Friday, November 02, 2007

Expecting Uncharacteristic Patience

The politics of climate change are awful. I'm not referring to the domestic or international politics surrounding the Kyoto Protocol, but to the inherent problem of responding to a complex global phenomenon that spans many election cycles, with a long, indirect feedback loop. Even if there were no remaining controversy over the contribution of anthropogenic greenhouse gas emissions, altering the warming trend will involve deep and permanent cuts in our emissions, with no guarantee of how soon we would see any change in the indicators that worry us. That is a risky proposition for any elected leader to espouse. It relies on an uncharacteristic degree of patience on the part of the electorate. Considering the long-term implications of this problem, we might need some alternative strategies for combating climate change that wouldn't take a decade to implement and another to produce noticeable results.

A necessary component of scenario planning is following implications to their logical conclusions, no matter how controversial. With regard to climate change, we are all now scenario planners. On that basis, climate intervention along the lines contemplated in a recent New York Times op-ed by a Carnegie Institution scientist, begins to look like a nearly inevitable outcome of the current trends and the political framework for addressing them. That doesn't mean we can ignore our growing emissions or wait for technology to transform them painlessly. There's a strong case for working hard to make the problem more manageable, rather than letting it grow out of control until we can put mirrors in orbit or simulate the heat-reflecting effects of a volcanic eruption. As Dr. Caldeira suggests, we will need a reasonable allocation of effort, with the emphasis on reducing emissions.
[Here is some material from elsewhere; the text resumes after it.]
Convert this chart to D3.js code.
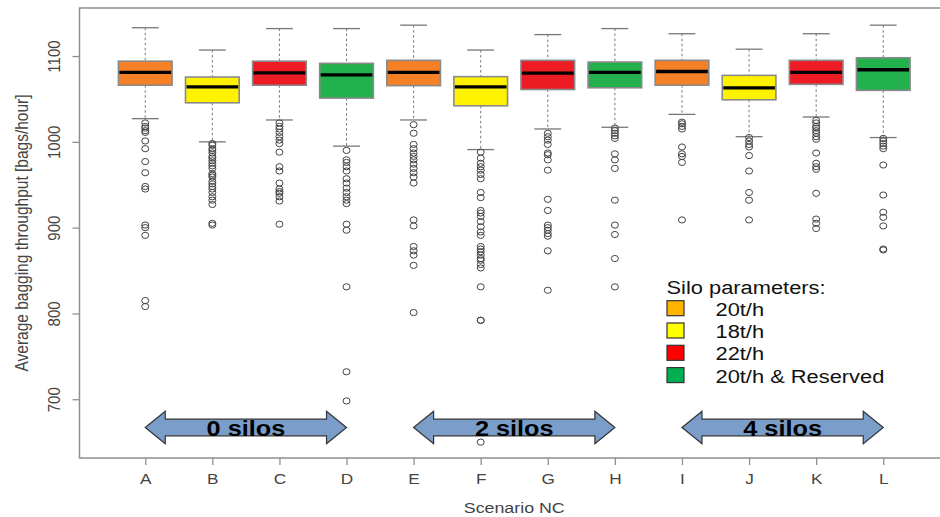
<!DOCTYPE html>
<html>
<head>
<meta charset="utf-8">
<script src="https://cdn.jsdelivr.net/npm/d3@7"></script>
<style>
  html, body { margin: 0; padding: 0; background: #fff; }
  svg { display: block; font-family: "Liberation Sans", Arial, sans-serif; }
</style>
</head>
<body>
<div id="chart"></div>
<script>
// scenario labels along the x axis
const categories = ["A", "B", "C", "D", "E", "F", "G", "H", "I", "J", "K", "L"];

// box statistics (bags/hour)
const whiskerHigh = [1133, 1107, 1132, 1132, 1136, 1107, 1125, 1132, 1126, 1108, 1126, 1136];
const q3 = [1094, 1075.5, 1094, 1091.5, 1095, 1076, 1095, 1093, 1095, 1077.5, 1095, 1098];
const median = [1081, 1064, 1080.5, 1078, 1081, 1064, 1080, 1081, 1082, 1063, 1081, 1084];
const q1 = [1066, 1045.5, 1066, 1051, 1065.5, 1042, 1061, 1063, 1066, 1049, 1067, 1060];
const whiskerLow = [1027, 1000, 1025.5, 995, 1025.5, 991, 1015, 1017, 1032, 1006, 1029, 1005];

const outliers = [
  [1022, 1018, 1016, 1013, 1011, 1001, 992, 977, 964, 948, 945, 903, 900, 891, 815, 808],
  [998, 996, 992, 990, 987, 983, 981, 978, 975, 972, 969, 963, 961, 959, 954, 951, 948, 945, 941, 936, 932, 927, 905, 903],
  [1022, 1018, 1015, 1011, 1006, 1002, 998, 988, 971, 966, 952, 945, 942, 940, 936, 931, 904],
  [990, 979, 976, 971, 966, 957, 952, 946, 941, 936, 932, 928, 904, 897, 831, 732, 698],
  [1020, 1010, 997, 992, 987, 983, 979, 974, 969, 964, 959, 952, 909, 902, 878, 873, 868, 856, 801],
  [988, 981, 975, 971, 967, 962, 957, 941, 935, 920, 917, 913, 907, 901, 895, 891, 878, 875, 872, 868, 864, 862, 857, 853, 831, 792, 792, 650],
  [1010, 1006, 1002, 997, 987, 985, 979, 967, 933, 920, 903, 900, 897, 893, 890, 873, 827],
  [1016, 1013, 1010, 1007, 1004, 986, 979, 969, 932, 903, 892, 864, 831],
  [1023, 1021, 1018, 1015, 994, 986, 983, 976, 909],
  [1005, 1001, 997, 994, 984, 966, 941, 932, 909],
  [1025, 1022, 1018, 1016, 1013, 1010, 1006, 1003, 987, 975, 971, 968, 940, 910, 905, 899],
  [1004, 1001, 998, 995, 992, 973, 938, 918, 912, 902, 875, 874]
];

// silo parameter of each scenario (index into the legend)
const silo = [0, 1, 2, 3, 0, 1, 2, 3, 0, 1, 2, 3];
const boxColors = ["#F58025", "#FFF200", "#ED1C24", "#22B14C"];

const legendTitle = "Silo parameters:";
const legendLabels = ["20t/h", "18t/h", "22t/h", "20t/h & Reserved"];
const legendColors = ["#FFB400", "#FFFF00", "#FF0000", "#00B050"];

const arrowLabels = ["0 silos", "2 silos", "4 silos"];
const arrowFrom = ["A", "E", "I"];
const arrowTo = ["D", "H", "L"];

const yTicks = [700, 800, 900, 1000, 1100];

const width = 940;
const height = 517;
const plot = { left: 79.5, right: 949, top: 8, bottom: 458 };
const sx = 1.15; // the picture's text is a bit wide

const svg = d3.select("#chart")
  .append("svg")
  .attr("width", width)
  .attr("height", height)
  .attr("viewBox", [0, 0, width, height]);

const x = d3.scalePoint()
  .domain(categories)
  .range([plot.left, plot.right])
  .padding(0.98);

const y = d3.scaleLinear()
  .domain([631.5, 1156])
  .range([plot.bottom, plot.top]);

const boxW = x.step() * 0.8;

// frame (right side falls outside the picture)
svg.append("path")
  .attr("d", `M${width + 20},${plot.top}H${plot.left}V${plot.bottom}H${width + 20}`)
  .attr("fill", "none")
  .attr("stroke", "#8f8f8f")
  .attr("stroke-width", 1.5);

// y axis
const yAxis = svg.append("g")
  .attr("transform", `translate(${plot.left},0)`)
  .call(d3.axisLeft(y).tickValues(yTicks).tickFormat(d3.format("d")).tickSize(7).tickSizeOuter(0));
yAxis.select(".domain").remove();
yAxis.selectAll(".tick line").attr("stroke", "#8f8f8f").attr("stroke-width", 1.3);
yAxis.selectAll(".tick text")
  .attr("x", 0).attr("y", 0).attr("dy", 0)
  .attr("text-anchor", "middle")
  .attr("fill", "#444")
  .attr("font-size", 15)
  .attr("transform", `translate(-19.5,0) scale(${sx},1) rotate(-90)`);

// x axis
const xAxis = svg.append("g")
  .attr("transform", `translate(0,${plot.bottom})`)
  .call(d3.axisBottom(x).tickSize(7).tickSizeOuter(0));
xAxis.select(".domain").remove();
xAxis.selectAll(".tick line").attr("stroke", "#8f8f8f").attr("stroke-width", 1.3);
xAxis.selectAll(".tick text")
  .attr("x", 0).attr("y", 0).attr("dy", 0)
  .attr("fill", "#444")
  .attr("font-size", 15)
  .attr("transform", `translate(0,25.5) scale(${sx},1)`);

// axis titles
svg.append("text")
  .attr("transform", `translate(28,${(plot.top + plot.bottom) / 2}) scale(${sx},1) rotate(-90)`)
  .attr("text-anchor", "middle")
  .attr("font-size", 15.5)
  .attr("fill", "#444")
  .text("Average bagging throughput [bags/hour]");

svg.append("text")
  .attr("transform", `translate(${(plot.left + plot.right) / 2},513) scale(${sx},1)`)
  .attr("text-anchor", "middle")
  .attr("font-size", 15.5)
  .attr("fill", "#444")
  .text("Scenario NC");

// boxes
const rows = categories.map((c, i) => ({
  c, lo: whiskerLow[i], q1: q1[i], med: median[i], q3: q3[i], hi: whiskerHigh[i],
  out: outliers[i], fill: boxColors[silo[i]]
}));

const g = svg.append("g")
  .selectAll("g")
  .data(rows)
  .join("g")
  .attr("transform", (d) => `translate(${x(d.c)},0)`);

// dotted whiskers
g.append("line")
  .attr("y1", (d) => y(d.hi)).attr("y2", (d) => y(d.q3))
  .attr("stroke", "#777").attr("stroke-dasharray", "2.5,2.5");
g.append("line")
  .attr("y1", (d) => y(d.q1)).attr("y2", (d) => y(d.lo))
  .attr("stroke", "#777").attr("stroke-dasharray", "2.5,2.5");

// staples
g.append("line")
  .attr("x1", -boxW / 4).attr("x2", boxW / 4)
  .attr("y1", (d) => y(d.hi)).attr("y2", (d) => y(d.hi))
  .attr("stroke", "#777").attr("stroke-width", 1.3);
g.append("line")
  .attr("x1", -boxW / 4).attr("x2", boxW / 4)
  .attr("y1", (d) => y(d.lo)).attr("y2", (d) => y(d.lo))
  .attr("stroke", "#777").attr("stroke-width", 1.3);

g.append("rect")
  .attr("x", -boxW / 2)
  .attr("width", boxW)
  .attr("y", (d) => y(d.q3))
  .attr("height", (d) => y(d.q1) - y(d.q3))
  .attr("fill", (d) => d.fill)
  .attr("stroke", "#8a8a8a")
  .attr("stroke-width", 1.6);

g.append("line")
  .attr("x1", -boxW / 2 + 1).attr("x2", boxW / 2 - 1)
  .attr("y1", (d) => y(d.med)).attr("y2", (d) => y(d.med))
  .attr("stroke", "#000").attr("stroke-width", 3.3);

// outliers
g.selectAll("ellipse")
  .data((d) => d.out)
  .join("ellipse")
  .attr("cx", 0)
  .attr("cy", (v) => y(v))
  .attr("rx", 3.5)
  .attr("ry", 3.1)
  .attr("fill", "none")
  .attr("stroke", "#444")
  .attr("stroke-width", 1);

// legend
const lg = svg.append("g");
lg.append("text")
  .attr("transform", `translate(666.5,293.5) scale(${sx},1)`)
  .attr("font-size", 19)
  .attr("fill", "#111")
  .text(legendTitle);

const items = lg.selectAll("g.item")
  .data(legendLabels)
  .join("g")
  .attr("class", "item")
  .attr("transform", (d, i) => `translate(0,${315.7 + i * 22.3})`);
items.append("rect")
  .attr("x", 667).attr("y", -15)
  .attr("width", 17).attr("height", 15)
  .attr("fill", (d, i) => legendColors[i])
  .attr("stroke", "#333").attr("stroke-width", 1.2);
items.append("text")
  .attr("transform", `translate(715.5,0) scale(${sx},1)`)
  .attr("font-size", 19)
  .attr("fill", "#111")
  .text((d) => d);

// double arrows marking silo counts
const arrows = arrowLabels.map((label, i) => ({ label, x0: x(arrowFrom[i]), x1: x(arrowTo[i]) }));
const cy = 427.5, body = 8.3, head = 16.3, headLen = 20;

const ag = svg.append("g")
  .selectAll("g")
  .data(arrows)
  .join("g");
ag.append("path")
  .attr("d", (d) => {
    const p = d3.path();
    p.moveTo(d.x0, cy);
    p.lineTo(d.x0 + headLen, cy - head);
    p.lineTo(d.x0 + headLen, cy - body);
    p.lineTo(d.x1 - headLen, cy - body);
    p.lineTo(d.x1 - headLen, cy - head);
    p.lineTo(d.x1, cy);
    p.lineTo(d.x1 - headLen, cy + head);
    p.lineTo(d.x1 - headLen, cy + body);
    p.lineTo(d.x0 + headLen, cy + body);
    p.lineTo(d.x0 + headLen, cy + head);
    p.closePath();
    return p.toString();
  })
  .attr("fill", "#7A9DC9")
  .attr("stroke", "#333")
  .attr("stroke-width", 1.2);
ag.append("text")
  .attr("transform", (d) => `translate(${(d.x0 + d.x1) / 2},435.5) scale(${sx},1)`)
  .attr("text-anchor", "middle")
  .attr("font-size", 22)
  .attr("font-weight", "bold")
  .attr("fill", "#000")
  .text((d) => d.label);
</script>
</body>
</html>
Reducing emissions rapidly enough to avoid the need for direct climate intervention is going to be hard. Consider the California wildfires that dislocated hundreds of thousands of residents and captured national attention last week. Few reports missed the opportunity to highlight the possible role of climate change in stimulating or amplifying the fires. At the same time, however, the controllable factors contributing to the damage are very clear, particularly to this former Los Angeleno. In the last 20 years, exurban development has encroached much farther into terrain that has always been prone to such fires. In fact, the life-cycle of the indigenous vegetation, the chaparral, has been shaped over millennia by periodic fires. If we can't overcome the obstacles impeding appropriate zoning, building standards and insurance practices to minimize our exposure by limiting development in such areas, how readily will we undertake the costly conversion to a low-emissions energy economy to enjoy the deferred rewards of a more benevolent future climate?

It's hard to turn on the TV or open a newspaper without being confronted with the evidence of an impending global climate crisis. By its nature, climate change is going to be unevenly distributed and mainly discernible from underlying random climate variation by statistical means that lack intuitive appeal. It is in the nature and market dynamics of the media, however, to select the most extreme and telegenic evidence, reinforcing our impression of accelerating climate change--noticeable from year to year, rather than just from decade to decade. In the process, this may inadvertently create a parallel expectation for a quickly discernible impact from any response we undertake. As a friend recently observed to me, we have been conditioned to seek solutions on the timescale of a "CSI" episode. Given the inertia of the systems involved, both natural and industrial, that expectation is likely to result in disappointment, which could either foster cynicism or spur calls for more extreme action.

That's why I think that if the current climate trends persist as we expect, there will be increasing pressure on governments to intervene in the climate directly, at the same time they attempt to remodel the ways in which our civilization produces and consumes energy and makes all those other products we need or crave. Unless we're lucky enough to see the implementation of emissions cuts coincide with a random dip in the temperature trend, our patience will only last so long, particularly if we experience more extreme fires, droughts and hurricanes in the interim.